I hope all these comments help to clarify matters.

Our new local area

We have started to explore the countryside around us here in West Sussex and have come to the conclusion that we are very fortunate to have ended up here in Findon. Findon is a delightful village and everyone has been very friendly and welcoming. There are two shops here selling basic foodstuffs for our daily needs, plus a post office/newsagents/general store, and also several pubs which offer food, and an excellent Bangladeshi restaurant and take-away. Our new home is in the South Downs National Park and very near Cissbury Ring, which is an iron-age hillfort, with the remains of Neolithic flint mines.









 This is a view over the Downs from the base of Cissbury Ring.

















The above two pictures show some of the local vegetation. It’s interesting to find so many shrubs and flowers here that are not familiar to us from Bedfordshire and we are beginning to identify some of them. Among those we’ve identified so far, I think we’ve found wild parsnip, hemp agrimony and the wayfaring tree, Viburnum lanterna. Apparently the latter was named the “wayfaring tree” by John Gerard, the 16th century herbalist, because it was such a common roadside tree and therefore very familiar to wayfarers.
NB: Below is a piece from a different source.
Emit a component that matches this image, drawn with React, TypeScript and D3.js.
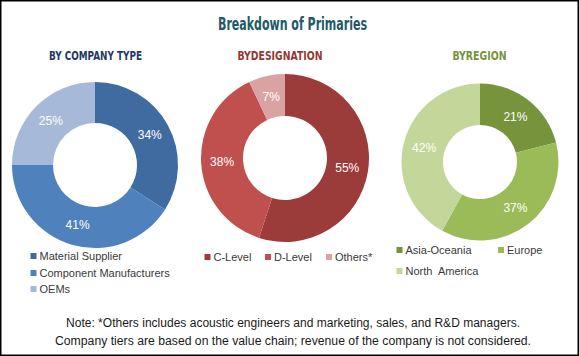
import React from "react";
import * as d3 from "d3";

const title = "Breakdown of Primaries";
const chartTitles = ["BY COMPANY TYPE", "BYDESIGNATION", "BYREGION"];

const companyLabels = ["Material Supplier", "Component Manufacturers", "OEMs"];
const companyValues = [34, 41, 25];
const companyColors = ["#3F6BA1", "#4F81BD", "#A7B9D9"];

const designationLabels = ["C-Level", "D-Level", "Others*"];
const designationValues = [55, 38, 7];
const designationColors = ["#9B3B3A", "#C0504D", "#D9A3A4"];

const regionLabels = ["Asia-Oceania", "Europe", "North  America"];
const regionValues = [21, 37, 42];
const regionColors = ["#77933C", "#9BBB59", "#C4D79B"];

const notes = [
  "Note: *Others includes acoustic engineers and marketing, sales, and R&D managers.",
  "Company tiers are based on the value chain; revenue of the company is not considered.",
];

const W = 579;
const H = 356;
const labelFont = "'Liberation Sans', Arial, sans-serif";
const headFont = "'Liberation Sans Narrow', 'DejaVu Sans Condensed', 'Liberation Sans', Arial, sans-serif";

type DonutProps = {
  cx: number;
  cy: number;
  r: number;
  ir: number;
  values: number[];
  colors: string[];
};

function Donut({ cx, cy, r, ir, values, colors }: DonutProps) {
  const pie = d3.pie<number>().sort(null).value((d) => d)(values);
  const arc = d3.arc<d3.PieArcDatum<number>>().innerRadius(ir).outerRadius(r);
  const labelArc = d3
    .arc<d3.PieArcDatum<number>>()
    .innerRadius((r + ir) / 2)
    .outerRadius((r + ir) / 2);
  return (
    <g transform={`translate(${cx},${cy})`}>
      {pie.map((p, i) => (
        <path key={i} d={arc(p) || ""} fill={colors[i]} />
      ))}
      {pie.map((p, i) => {
        const [x, y] = labelArc.centroid(p);
        return (
          <text
            key={"t" + i}
            x={x}
            y={y}
            dy="0.35em"
            textAnchor="middle"
            fill="#ffffff"
            fontSize={12}
            fontFamily={labelFont}
          >
            {`${values[i]}%`}
          </text>
        );
      })}
    </g>
  );
}

type LegendItem = { label: string; color: string; x: number; y: number };

function Legend({ items }: { items: LegendItem[] }) {
  return (
    <g>
      {items.map((it, i) => (
        <g key={i}>
          <rect x={it.x} y={it.y - 3} width={6} height={6} fill={it.color} />
          <text
            x={it.x + 9}
            y={it.y}
            dy="0.35em"
            fontSize={11}
            fill="#3a3a3a"
            fontFamily={labelFont}
            style={{ whiteSpace: "pre" }}
          >
            {it.label}
          </text>
        </g>
      ))}
    </g>
  );
}

export default function App() {
  const legend1: LegendItem[] = companyLabels.map((l, i) => ({
    label: l,
    color: companyColors[i],
    x: 30.5,
    y: [256, 273, 289][i],
  }));
  const legend2: LegendItem[] = designationLabels.map((l, i) => ({
    label: l,
    color: designationColors[i],
    x: [204.5, 265, 326][i],
    y: 257,
  }));
  const legend3: LegendItem[] = regionLabels.map((l, i) => ({
    label: l,
    color: regionColors[i],
    x: [396.5, 498, 396.5][i],
    y: [250, 250, 271][i],
  }));

  const subColors = ["#1F3864", "#953735", "#77933C"];
  const subX = [95.5, 280, 479.5];
  const subW = [93, 85, 54];

  return (
    <svg
      width={W}
      height={H}
      style={{ position: "absolute", left: 0, top: 0, display: "block" }}
    >
      <rect x={0} y={0} width={W} height={H} fill="#ffffff" />
      <text
        x={292.5}
        y={30}
        textAnchor="middle"
        fontSize={18}
        fontWeight="bold"
        fill="#215968"
        fontFamily={headFont}
        textLength={149}
        lengthAdjust="spacingAndGlyphs"
      >
        {title}
      </text>
      {chartTitles.map((t, i) => (
        <text
          key={t}
          x={subX[i]}
          y={59.5}
          textAnchor="middle"
          fontSize={13}
          fontWeight={600}
          fill={subColors[i]}
          fontFamily={headFont}
          textLength={subW[i]}
          lengthAdjust="spacingAndGlyphs"
        >
          {t}
        </text>
      ))}

      <Donut cx={95} cy={165} r={83} ir={42} values={companyValues} colors={companyColors} />
      <Donut cx={285} cy={158} r={84} ir={42} values={designationValues} colors={designationColors} />
      <Donut cx={480} cy={162} r={78.5} ir={37} values={regionValues} colors={regionColors} />

      <Legend items={legend1} />
      <Legend items={legend2} />
      <Legend items={legend3} />

      <text
        x={293}
        y={323}
        dy="0.35em"
        textAnchor="middle"
        fontSize={12}
        fill="#1a1a1a"
        fontFamily={labelFont}
        textLength={454}
        lengthAdjust="spacingAndGlyphs"
      >
        {notes[0]}
      </text>
      <text
        x={293}
        y={341}
        dy="0.35em"
        textAnchor="middle"
        fontSize={12}
        fill="#1a1a1a"
        fontFamily={labelFont}
        textLength={476}
        lengthAdjust="spacingAndGlyphs"
      >
        {notes[1]}
      </text>

      <rect
        x={0.75}
        y={0.75}
        width={W - 1.5}
        height={H - 1.5}
        fill="none"
        stroke="#000000"
        strokeWidth={1.5}
      />
    </svg>
  );
}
This is another view over the downs, taken on a rather dull day. If you look very closely you should be able to see some sheep in the distance, just in front of the trees. Each year in September, Findon village has a Sheep Fair, which is held on Nepcote Green, just at the end of our lane. Apparently this fair dates back to 1261, but nowadays sheep are no longer auctioned at the fair. However, this year there will be sheep judging in two categories, Downland and Rare Breeds, and sheepdogs showing their skills, so there should be plenty of sheep on show.